Access and Control in Digital Humanities (edited volume for Routledge)
The editor is looking for contributions in the following 3 areas in order to complete a volume contracted with Routledge (description follows):
1. Access, Control and Indigenous Studies (possible topics include: indigenous perspectives, knowledge management and ethics of sharing indigenous knowledge, differential access, data sovereignty, decolonial analysis and DH, digital storytelling in indigenous communities).
2. Access, Control and Disability Studies (possible topics include: DH and embodied relationships to data, designing for disability, universal design, disability and interface, access vs. inclusion, accessibility and standards/compliance, case studies)
3. General Data Protection Regulation (GDPR), privacy legislation and its impact on the DH community.
While DH is seen by some as especially interdisciplinary or more conducive to group work, linked data, and open research, including both access to results and participation in research itself, the very nature of its connectedness creates challenges for researchers who wish to assert control of data, have some role in how data is used or how work is acknowledged, and how it is attributed and recorded. Researchers involved in any substantial DH project must confront similar questions: who should be allowed to make reproductions of artifacts, which ones, how many, how often, of what quality and at what cost, what are the rights of possession and reproduction, including access, copyright, intellectual property rights or digital rights management. Given the potential of open and accessible data, it is sometimes suggested that DH might be a much-needed bridge between ivory tower institutions and the general public. The promise of DH in this regard, however, still remains in many ways unfulfilled, raising the question of who DH is for, if not solely for bodies of like-minded academics.

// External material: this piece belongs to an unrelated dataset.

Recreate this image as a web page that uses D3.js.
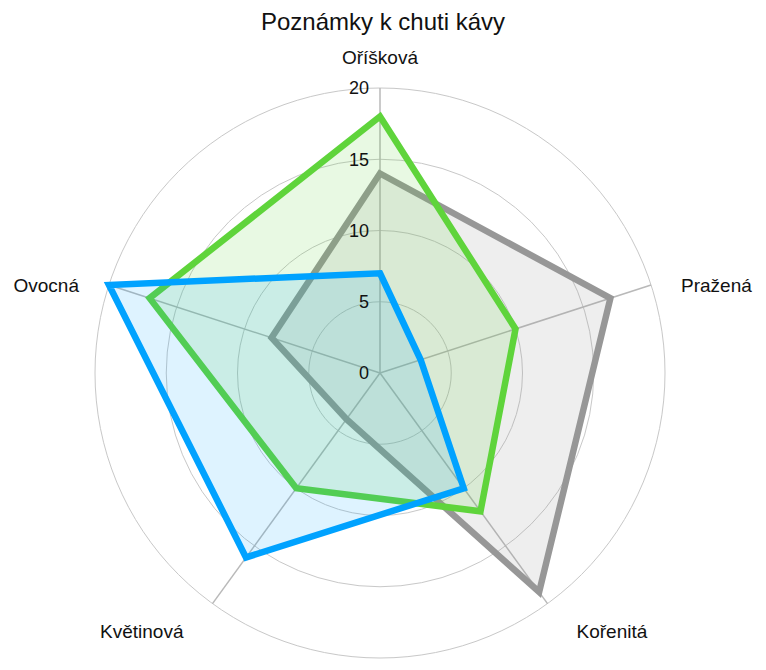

Contributors to this volume have varied experiences with applications for digital technology in the classroom, in museums and archives, and with the general public, and they present answers to these problems from a variety of perspectives. Digital Humanities is not a homogeneous enterprise, and we find that DH functions differently in different fields across the humanities and is put to different ends with varying results. As a result, one may already (fore)see DH moving in distinct directions in individual academic fields, but whether this splintering will have a positive effect or is an indication that disciplines are retreating to their respective silos, remains to be seen. We need to understand better how such differences are communicated among various fields, and how those results are adopted, not to mention evaluated, and by whom. This volume addresses these issues with concrete examples from researchers in the field.